• [What to do]
Answer with a single number: how many lines in the listing below include "script"?

Entries with chart source code:
(begin)
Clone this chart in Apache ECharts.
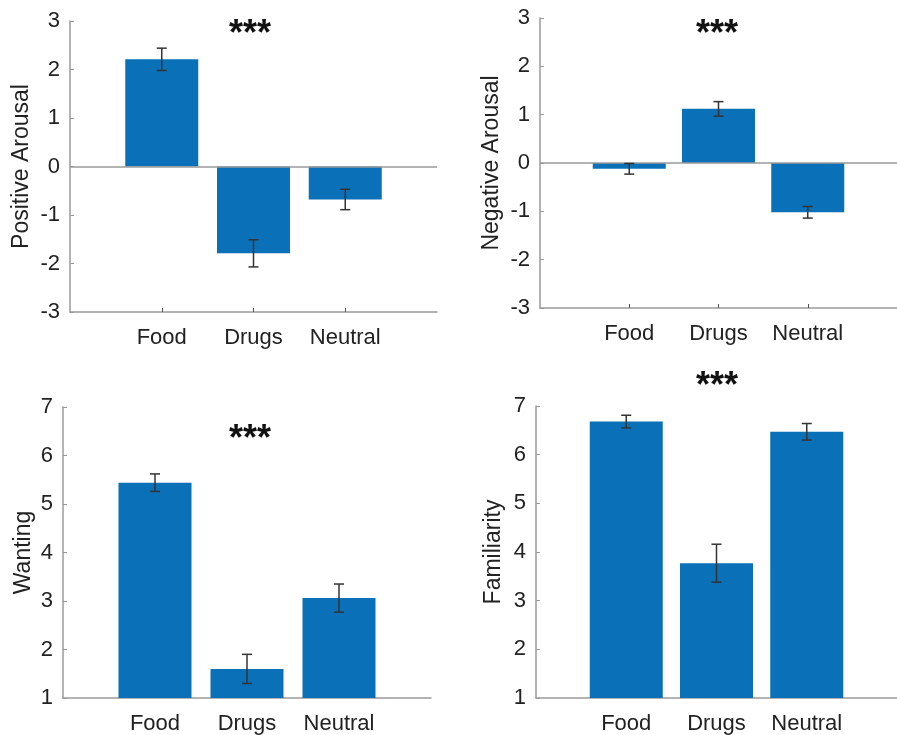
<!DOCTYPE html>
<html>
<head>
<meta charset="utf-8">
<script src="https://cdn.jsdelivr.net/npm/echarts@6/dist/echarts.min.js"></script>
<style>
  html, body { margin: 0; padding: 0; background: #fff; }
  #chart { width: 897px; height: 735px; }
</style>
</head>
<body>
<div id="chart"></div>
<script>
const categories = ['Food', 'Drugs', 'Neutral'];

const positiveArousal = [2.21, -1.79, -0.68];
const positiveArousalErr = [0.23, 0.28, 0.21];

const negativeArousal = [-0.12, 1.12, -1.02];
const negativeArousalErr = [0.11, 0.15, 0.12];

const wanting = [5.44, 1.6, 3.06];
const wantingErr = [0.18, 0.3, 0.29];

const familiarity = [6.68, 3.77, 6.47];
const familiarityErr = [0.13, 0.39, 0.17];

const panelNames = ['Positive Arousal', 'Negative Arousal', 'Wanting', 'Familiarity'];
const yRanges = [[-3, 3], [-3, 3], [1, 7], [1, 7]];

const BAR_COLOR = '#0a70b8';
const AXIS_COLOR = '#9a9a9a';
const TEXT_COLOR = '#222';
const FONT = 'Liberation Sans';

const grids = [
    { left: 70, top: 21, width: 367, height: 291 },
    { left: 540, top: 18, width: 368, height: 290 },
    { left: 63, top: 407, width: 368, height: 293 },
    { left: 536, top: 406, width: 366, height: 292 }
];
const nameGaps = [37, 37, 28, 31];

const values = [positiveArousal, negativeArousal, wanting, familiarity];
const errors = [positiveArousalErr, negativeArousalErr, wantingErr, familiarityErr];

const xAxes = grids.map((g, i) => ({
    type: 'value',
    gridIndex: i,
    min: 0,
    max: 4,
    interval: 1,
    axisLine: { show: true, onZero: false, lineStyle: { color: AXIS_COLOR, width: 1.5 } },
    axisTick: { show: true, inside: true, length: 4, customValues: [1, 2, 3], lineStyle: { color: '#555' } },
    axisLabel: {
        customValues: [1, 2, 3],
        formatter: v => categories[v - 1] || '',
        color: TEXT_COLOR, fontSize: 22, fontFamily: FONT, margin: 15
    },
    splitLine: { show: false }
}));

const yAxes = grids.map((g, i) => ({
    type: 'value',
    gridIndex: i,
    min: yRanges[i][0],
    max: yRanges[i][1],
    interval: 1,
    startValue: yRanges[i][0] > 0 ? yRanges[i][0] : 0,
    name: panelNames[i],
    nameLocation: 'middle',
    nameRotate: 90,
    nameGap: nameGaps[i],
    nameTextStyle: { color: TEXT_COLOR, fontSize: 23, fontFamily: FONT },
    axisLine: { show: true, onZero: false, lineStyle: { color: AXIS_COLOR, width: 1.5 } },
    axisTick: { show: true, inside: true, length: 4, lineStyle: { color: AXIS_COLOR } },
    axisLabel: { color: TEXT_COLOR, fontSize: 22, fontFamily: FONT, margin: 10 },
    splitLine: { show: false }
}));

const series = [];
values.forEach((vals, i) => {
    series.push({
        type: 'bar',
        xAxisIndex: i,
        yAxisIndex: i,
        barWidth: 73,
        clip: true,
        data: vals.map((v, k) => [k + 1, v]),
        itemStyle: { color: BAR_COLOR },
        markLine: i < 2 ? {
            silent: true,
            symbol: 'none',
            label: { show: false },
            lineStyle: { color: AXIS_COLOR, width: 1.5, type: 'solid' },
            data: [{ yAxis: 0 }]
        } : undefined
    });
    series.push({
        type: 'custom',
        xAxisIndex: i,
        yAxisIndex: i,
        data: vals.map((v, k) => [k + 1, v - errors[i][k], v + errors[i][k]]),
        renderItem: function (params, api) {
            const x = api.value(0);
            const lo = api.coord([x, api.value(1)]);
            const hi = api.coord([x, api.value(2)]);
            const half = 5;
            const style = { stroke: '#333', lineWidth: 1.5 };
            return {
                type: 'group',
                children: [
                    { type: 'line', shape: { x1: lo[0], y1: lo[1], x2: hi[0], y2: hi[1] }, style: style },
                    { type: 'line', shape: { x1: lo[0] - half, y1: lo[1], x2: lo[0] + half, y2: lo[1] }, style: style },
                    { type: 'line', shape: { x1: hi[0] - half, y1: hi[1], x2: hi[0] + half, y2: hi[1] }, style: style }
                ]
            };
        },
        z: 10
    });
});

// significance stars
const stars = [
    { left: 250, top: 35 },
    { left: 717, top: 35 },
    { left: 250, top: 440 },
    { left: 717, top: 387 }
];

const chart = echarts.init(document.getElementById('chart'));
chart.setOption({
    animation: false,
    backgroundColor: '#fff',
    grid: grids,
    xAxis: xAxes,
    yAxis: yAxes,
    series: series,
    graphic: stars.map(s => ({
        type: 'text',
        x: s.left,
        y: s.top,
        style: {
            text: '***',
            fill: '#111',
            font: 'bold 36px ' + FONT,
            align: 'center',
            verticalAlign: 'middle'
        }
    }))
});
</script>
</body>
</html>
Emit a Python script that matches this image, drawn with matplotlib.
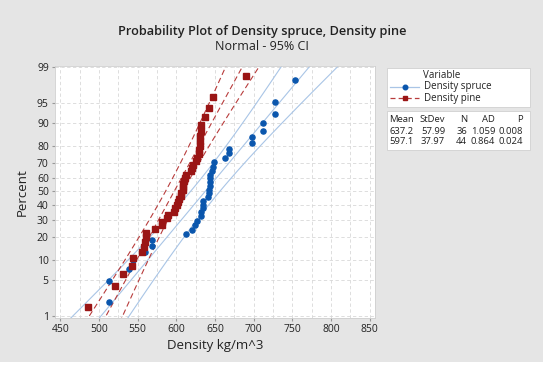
(end)
• [The response]
4